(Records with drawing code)
════════
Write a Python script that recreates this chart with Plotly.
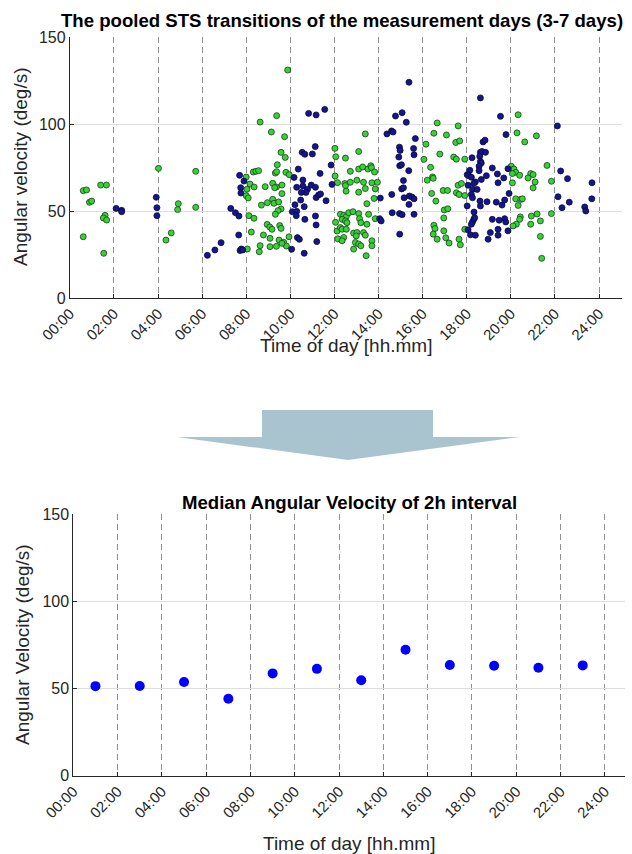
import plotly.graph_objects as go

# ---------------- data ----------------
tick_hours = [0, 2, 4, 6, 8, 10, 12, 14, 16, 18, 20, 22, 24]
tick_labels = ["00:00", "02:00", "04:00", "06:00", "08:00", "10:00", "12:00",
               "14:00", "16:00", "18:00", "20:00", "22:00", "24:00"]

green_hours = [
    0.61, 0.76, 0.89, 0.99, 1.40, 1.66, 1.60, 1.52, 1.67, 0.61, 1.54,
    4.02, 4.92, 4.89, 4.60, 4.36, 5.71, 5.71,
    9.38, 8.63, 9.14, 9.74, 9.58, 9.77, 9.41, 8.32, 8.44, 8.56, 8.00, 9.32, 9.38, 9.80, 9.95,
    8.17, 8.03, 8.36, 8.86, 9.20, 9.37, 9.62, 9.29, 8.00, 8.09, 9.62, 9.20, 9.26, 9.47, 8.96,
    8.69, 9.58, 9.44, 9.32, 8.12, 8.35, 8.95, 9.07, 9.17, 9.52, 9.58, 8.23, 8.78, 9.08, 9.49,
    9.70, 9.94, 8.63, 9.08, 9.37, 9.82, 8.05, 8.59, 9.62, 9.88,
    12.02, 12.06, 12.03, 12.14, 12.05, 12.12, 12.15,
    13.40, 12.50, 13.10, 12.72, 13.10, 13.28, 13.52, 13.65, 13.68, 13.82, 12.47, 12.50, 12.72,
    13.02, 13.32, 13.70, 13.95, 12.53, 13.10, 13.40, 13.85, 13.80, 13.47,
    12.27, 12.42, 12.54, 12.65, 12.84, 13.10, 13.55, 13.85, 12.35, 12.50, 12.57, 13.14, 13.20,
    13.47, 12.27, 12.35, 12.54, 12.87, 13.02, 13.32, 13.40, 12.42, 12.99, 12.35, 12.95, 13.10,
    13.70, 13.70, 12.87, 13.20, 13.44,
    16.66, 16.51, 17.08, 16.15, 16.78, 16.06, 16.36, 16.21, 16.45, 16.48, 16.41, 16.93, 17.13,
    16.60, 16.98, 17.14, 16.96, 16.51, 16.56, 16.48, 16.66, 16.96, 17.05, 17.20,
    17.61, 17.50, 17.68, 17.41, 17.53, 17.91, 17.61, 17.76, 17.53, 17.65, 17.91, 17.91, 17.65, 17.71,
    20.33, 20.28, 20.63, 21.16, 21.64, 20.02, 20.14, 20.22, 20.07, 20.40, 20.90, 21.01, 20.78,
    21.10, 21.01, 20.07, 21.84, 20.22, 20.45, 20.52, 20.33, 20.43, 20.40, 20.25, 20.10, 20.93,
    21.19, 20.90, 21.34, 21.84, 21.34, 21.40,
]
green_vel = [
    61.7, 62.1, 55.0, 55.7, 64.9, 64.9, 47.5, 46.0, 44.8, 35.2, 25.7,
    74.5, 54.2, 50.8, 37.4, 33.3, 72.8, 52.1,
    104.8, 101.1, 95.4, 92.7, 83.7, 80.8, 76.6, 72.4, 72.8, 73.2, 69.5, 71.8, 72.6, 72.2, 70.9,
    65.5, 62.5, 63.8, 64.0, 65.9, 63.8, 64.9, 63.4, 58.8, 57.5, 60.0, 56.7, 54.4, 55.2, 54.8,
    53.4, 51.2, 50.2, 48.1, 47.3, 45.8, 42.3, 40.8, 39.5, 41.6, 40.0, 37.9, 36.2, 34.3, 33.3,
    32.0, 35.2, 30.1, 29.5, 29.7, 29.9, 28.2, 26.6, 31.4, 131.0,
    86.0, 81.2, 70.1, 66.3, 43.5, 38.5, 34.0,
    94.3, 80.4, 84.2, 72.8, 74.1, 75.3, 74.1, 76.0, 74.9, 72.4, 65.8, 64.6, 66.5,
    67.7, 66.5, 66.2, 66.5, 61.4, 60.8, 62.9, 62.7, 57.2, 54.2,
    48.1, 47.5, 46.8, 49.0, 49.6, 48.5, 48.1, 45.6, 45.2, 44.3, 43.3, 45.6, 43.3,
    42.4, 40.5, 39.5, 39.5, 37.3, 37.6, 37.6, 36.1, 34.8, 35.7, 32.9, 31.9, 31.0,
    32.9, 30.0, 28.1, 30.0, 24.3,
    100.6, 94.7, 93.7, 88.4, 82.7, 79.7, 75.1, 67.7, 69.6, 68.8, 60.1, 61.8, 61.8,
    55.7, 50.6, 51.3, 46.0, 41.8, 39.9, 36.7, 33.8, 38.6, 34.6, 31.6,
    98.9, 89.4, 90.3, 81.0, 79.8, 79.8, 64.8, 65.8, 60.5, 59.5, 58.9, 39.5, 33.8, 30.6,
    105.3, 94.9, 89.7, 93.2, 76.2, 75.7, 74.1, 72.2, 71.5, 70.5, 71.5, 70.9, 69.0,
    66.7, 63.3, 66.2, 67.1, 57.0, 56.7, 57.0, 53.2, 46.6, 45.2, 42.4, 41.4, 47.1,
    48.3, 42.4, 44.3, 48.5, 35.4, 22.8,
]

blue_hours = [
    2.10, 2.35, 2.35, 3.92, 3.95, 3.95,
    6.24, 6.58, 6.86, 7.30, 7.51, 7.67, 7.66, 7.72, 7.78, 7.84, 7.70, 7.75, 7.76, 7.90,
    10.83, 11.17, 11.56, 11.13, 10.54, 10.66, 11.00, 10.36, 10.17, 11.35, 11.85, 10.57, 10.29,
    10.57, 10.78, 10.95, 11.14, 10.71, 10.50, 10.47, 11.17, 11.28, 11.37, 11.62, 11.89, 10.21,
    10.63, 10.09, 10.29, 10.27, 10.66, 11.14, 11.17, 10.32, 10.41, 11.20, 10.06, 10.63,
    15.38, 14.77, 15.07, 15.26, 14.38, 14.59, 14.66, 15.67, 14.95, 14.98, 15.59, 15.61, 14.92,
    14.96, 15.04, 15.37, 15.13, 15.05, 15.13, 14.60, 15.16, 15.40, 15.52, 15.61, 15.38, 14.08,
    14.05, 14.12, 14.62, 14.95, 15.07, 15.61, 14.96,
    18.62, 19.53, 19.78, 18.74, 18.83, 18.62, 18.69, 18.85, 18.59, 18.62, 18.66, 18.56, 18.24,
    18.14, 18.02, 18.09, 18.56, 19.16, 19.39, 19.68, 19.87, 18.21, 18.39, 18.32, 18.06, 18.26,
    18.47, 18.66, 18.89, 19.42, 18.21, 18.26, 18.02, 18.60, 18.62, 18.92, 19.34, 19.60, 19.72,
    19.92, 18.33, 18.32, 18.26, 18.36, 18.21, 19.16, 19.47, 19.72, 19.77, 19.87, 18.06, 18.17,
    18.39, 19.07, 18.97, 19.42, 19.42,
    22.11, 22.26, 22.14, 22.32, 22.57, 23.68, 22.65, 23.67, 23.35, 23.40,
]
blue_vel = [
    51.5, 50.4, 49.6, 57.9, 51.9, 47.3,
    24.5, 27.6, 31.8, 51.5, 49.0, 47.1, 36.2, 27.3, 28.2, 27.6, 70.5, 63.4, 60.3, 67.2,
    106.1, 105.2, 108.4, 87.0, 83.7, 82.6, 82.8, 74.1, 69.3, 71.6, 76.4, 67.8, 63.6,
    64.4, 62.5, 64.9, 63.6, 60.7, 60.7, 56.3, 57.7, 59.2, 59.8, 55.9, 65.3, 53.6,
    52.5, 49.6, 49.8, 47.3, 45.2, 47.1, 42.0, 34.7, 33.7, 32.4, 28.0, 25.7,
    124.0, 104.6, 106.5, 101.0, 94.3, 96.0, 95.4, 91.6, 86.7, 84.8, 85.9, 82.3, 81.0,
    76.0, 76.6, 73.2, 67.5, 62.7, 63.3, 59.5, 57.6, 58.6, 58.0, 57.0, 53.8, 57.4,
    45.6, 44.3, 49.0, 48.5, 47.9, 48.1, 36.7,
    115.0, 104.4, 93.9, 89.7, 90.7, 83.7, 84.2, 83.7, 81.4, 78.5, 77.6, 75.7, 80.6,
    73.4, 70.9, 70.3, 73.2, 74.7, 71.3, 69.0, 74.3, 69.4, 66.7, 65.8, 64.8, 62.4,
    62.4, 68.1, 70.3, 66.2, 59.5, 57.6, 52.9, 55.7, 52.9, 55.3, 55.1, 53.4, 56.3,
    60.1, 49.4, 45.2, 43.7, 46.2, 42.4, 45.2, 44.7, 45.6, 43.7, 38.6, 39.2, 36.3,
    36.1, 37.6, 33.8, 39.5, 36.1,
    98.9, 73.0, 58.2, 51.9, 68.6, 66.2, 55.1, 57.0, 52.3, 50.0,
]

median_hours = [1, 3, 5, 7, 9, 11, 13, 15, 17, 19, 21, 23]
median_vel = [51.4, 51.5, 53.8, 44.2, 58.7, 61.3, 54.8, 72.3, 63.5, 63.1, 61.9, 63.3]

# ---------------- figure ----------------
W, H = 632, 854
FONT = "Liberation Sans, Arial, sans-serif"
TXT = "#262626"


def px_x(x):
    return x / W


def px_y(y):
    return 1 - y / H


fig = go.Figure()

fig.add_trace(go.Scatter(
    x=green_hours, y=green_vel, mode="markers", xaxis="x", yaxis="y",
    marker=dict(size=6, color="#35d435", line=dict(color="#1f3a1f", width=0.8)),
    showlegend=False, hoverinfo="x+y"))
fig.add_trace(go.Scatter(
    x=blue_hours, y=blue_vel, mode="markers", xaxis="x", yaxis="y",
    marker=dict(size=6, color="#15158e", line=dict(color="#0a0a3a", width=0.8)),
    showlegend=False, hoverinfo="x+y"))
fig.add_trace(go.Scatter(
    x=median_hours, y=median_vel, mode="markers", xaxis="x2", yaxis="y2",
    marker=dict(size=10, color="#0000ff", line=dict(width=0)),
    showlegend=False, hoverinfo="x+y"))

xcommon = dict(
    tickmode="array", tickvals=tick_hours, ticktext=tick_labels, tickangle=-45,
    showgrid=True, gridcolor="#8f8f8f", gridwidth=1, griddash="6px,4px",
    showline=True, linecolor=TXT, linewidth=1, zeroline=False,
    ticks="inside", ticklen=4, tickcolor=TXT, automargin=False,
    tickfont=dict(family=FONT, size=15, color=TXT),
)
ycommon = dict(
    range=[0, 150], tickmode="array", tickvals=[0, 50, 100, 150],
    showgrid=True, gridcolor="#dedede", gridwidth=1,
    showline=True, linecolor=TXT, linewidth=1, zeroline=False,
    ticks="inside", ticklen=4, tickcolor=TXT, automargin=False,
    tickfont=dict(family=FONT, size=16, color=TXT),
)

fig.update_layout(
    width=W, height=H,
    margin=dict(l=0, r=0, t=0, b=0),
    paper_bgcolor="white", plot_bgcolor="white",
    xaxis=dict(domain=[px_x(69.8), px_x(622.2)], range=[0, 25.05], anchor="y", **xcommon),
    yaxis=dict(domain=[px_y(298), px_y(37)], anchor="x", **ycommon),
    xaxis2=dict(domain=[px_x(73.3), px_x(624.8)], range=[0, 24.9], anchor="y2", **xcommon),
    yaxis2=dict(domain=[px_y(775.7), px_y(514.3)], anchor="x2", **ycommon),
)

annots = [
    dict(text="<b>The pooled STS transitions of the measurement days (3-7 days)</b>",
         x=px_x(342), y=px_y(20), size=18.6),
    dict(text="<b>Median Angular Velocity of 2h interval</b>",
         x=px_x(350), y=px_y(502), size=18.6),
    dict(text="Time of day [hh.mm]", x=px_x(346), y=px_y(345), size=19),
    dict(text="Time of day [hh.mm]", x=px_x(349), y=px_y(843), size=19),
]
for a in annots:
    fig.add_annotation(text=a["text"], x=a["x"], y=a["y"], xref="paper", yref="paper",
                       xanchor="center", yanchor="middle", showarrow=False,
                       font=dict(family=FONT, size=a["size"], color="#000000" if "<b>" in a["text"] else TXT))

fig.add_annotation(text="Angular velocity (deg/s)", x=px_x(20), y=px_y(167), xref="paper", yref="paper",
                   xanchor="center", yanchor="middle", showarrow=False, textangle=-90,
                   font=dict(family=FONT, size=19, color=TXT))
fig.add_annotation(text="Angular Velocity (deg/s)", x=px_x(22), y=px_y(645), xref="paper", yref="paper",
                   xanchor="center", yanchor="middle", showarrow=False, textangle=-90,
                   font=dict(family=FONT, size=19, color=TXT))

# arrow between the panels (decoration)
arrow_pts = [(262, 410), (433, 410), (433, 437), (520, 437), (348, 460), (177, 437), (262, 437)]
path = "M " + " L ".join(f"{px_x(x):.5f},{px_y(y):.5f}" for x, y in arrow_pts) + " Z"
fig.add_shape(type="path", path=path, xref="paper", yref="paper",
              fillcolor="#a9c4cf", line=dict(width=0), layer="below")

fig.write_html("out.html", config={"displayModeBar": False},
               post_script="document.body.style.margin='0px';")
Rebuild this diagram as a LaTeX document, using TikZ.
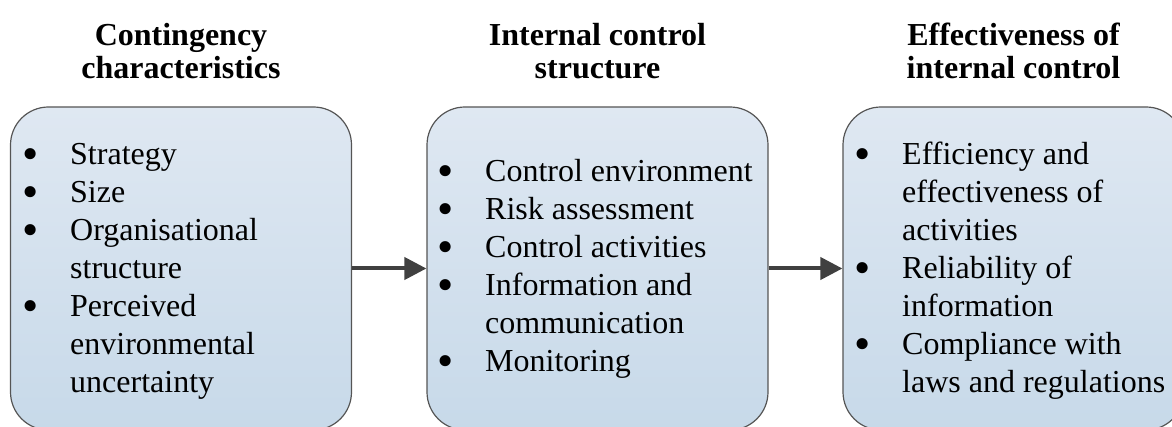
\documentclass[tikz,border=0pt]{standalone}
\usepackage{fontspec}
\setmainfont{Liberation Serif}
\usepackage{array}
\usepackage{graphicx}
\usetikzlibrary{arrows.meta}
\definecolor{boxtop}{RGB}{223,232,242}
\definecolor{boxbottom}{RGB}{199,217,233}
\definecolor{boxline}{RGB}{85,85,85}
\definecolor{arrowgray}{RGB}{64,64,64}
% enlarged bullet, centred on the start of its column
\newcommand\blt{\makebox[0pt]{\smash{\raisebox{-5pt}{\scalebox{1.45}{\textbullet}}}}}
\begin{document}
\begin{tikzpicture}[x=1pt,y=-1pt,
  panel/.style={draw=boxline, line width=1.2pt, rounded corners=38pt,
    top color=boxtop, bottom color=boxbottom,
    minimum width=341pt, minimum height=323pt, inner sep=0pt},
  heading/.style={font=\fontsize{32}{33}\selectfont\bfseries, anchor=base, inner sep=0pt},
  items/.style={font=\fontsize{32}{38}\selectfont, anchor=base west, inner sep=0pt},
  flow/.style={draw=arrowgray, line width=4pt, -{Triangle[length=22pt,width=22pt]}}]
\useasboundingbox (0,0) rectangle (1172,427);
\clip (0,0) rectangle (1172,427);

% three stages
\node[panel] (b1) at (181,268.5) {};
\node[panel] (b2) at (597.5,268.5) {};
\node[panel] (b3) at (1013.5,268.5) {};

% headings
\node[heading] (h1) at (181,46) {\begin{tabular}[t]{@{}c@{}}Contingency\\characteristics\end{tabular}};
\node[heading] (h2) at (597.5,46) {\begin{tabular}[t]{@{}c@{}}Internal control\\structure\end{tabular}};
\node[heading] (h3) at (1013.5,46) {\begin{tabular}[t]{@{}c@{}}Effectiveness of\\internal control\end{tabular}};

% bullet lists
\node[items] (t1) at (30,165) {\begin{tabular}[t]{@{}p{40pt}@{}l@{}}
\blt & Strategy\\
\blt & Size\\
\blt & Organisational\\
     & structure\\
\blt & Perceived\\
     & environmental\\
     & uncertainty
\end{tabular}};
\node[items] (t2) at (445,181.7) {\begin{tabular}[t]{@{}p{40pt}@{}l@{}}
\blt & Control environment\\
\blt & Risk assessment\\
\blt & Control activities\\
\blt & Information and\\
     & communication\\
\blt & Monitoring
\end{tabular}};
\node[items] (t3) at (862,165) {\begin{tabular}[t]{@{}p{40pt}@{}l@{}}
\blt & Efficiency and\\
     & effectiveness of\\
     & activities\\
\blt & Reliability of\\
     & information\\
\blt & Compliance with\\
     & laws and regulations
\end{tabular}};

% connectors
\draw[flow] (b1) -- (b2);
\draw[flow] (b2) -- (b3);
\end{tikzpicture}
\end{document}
════════
Given task: Your task is to transcribe exactly the lines starting at the line that contains "Rebuild this diagram" and ending at the line that contains "(b3) at (1013.5,268.5)", both included. Leave out the pictures.

Worked solution:
Rebuild this diagram as a LaTeX document, using TikZ.
\documentclass[tikz,border=0pt]{standalone}
\usepackage{fontspec}
\setmainfont{Liberation Serif}
\usepackage{array}
\usepackage{graphicx}
\usetikzlibrary{arrows.meta}
\definecolor{boxtop}{RGB}{223,232,242}
\definecolor{boxbottom}{RGB}{199,217,233}
\definecolor{boxline}{RGB}{85,85,85}
\definecolor{arrowgray}{RGB}{64,64,64}
% enlarged bullet, centred on the start of its column
\newcommand\blt{\makebox[0pt]{\smash{\raisebox{-5pt}{\scalebox{1.45}{\textbullet}}}}}
\begin{document}
\begin{tikzpicture}[x=1pt,y=-1pt,
  panel/.style={draw=boxline, line width=1.2pt, rounded corners=38pt,
    top color=boxtop, bottom color=boxbottom,
    minimum width=341pt, minimum height=323pt, inner sep=0pt},
  heading/.style={font=\fontsize{32}{33}\selectfont\bfseries, anchor=base, inner sep=0pt},
  items/.style={font=\fontsize{32}{38}\selectfont, anchor=base west, inner sep=0pt},
  flow/.style={draw=arrowgray, line width=4pt, -{Triangle[length=22pt,width=22pt]}}]
\useasboundingbox (0,0) rectangle (1172,427);
\clip (0,0) rectangle (1172,427);

% three stages
\node[panel] (b1) at (181,268.5) {};
\node[panel] (b2) at (597.5,268.5) {};
\node[panel] (b3) at (1013.5,268.5) {};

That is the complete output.